The EAT opted for the earliest point in the process, eg when a woman on maternity leave is “potentially redundant”. In practice this means the obligation is triggered at the “at risk” point.

The EAT also clarified that

• in a reorganisation, any newly created role is likely to be deemed a vacancy
• a breach of the obligation to offer a woman a suitable alternative vacancy is not an automatic breach of maternity discrimination.

Action points

• Employees on maternity leave should be offered a suitable alternative vacancy at the start of the redundancy process.
• If the standard practice is to wait for the employee to return from maternity leave until the search for suitable alternative roles begins, the employee’s express consent should be sought.
• In a restructuring, the roles created as part of the restructure will constitute “vacancies” if they differ from the employees’ current roles and, if suitable, should be offered to employees on maternity leave.
• The duty is to offer a suitable vacancy, not a specific role.
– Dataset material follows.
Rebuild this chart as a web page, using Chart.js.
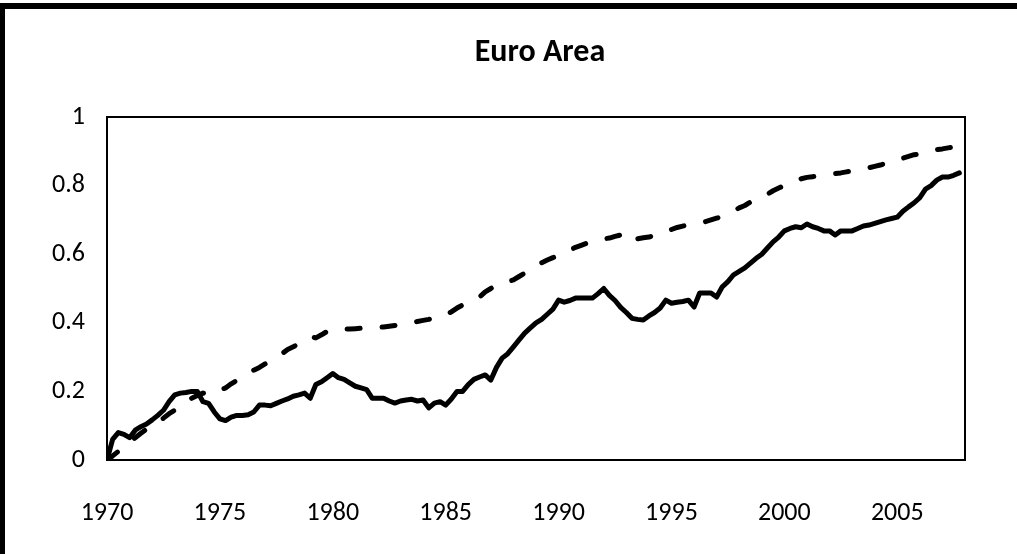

The employer can adhere to this through offering any suitable vacancy (ie it does not have to be a vacancy that the employee wants).
• Even though a breach of this obligation is not automatically discrimatory, it will often lead to a difficulty in defending the corresponding discrimination claim.
• This decision will also be applicable to both men and women taking shared parental leave from 6 April 2015 as there are equivalent provisions on suitable alternative vacancies in the Shared Parental Leave Regulations 2014.
• Review and update policies, guidance notes and processes.
• Communicate any changes to all ER and HR practitioners as well as business partners involved in redundancies and restructuring.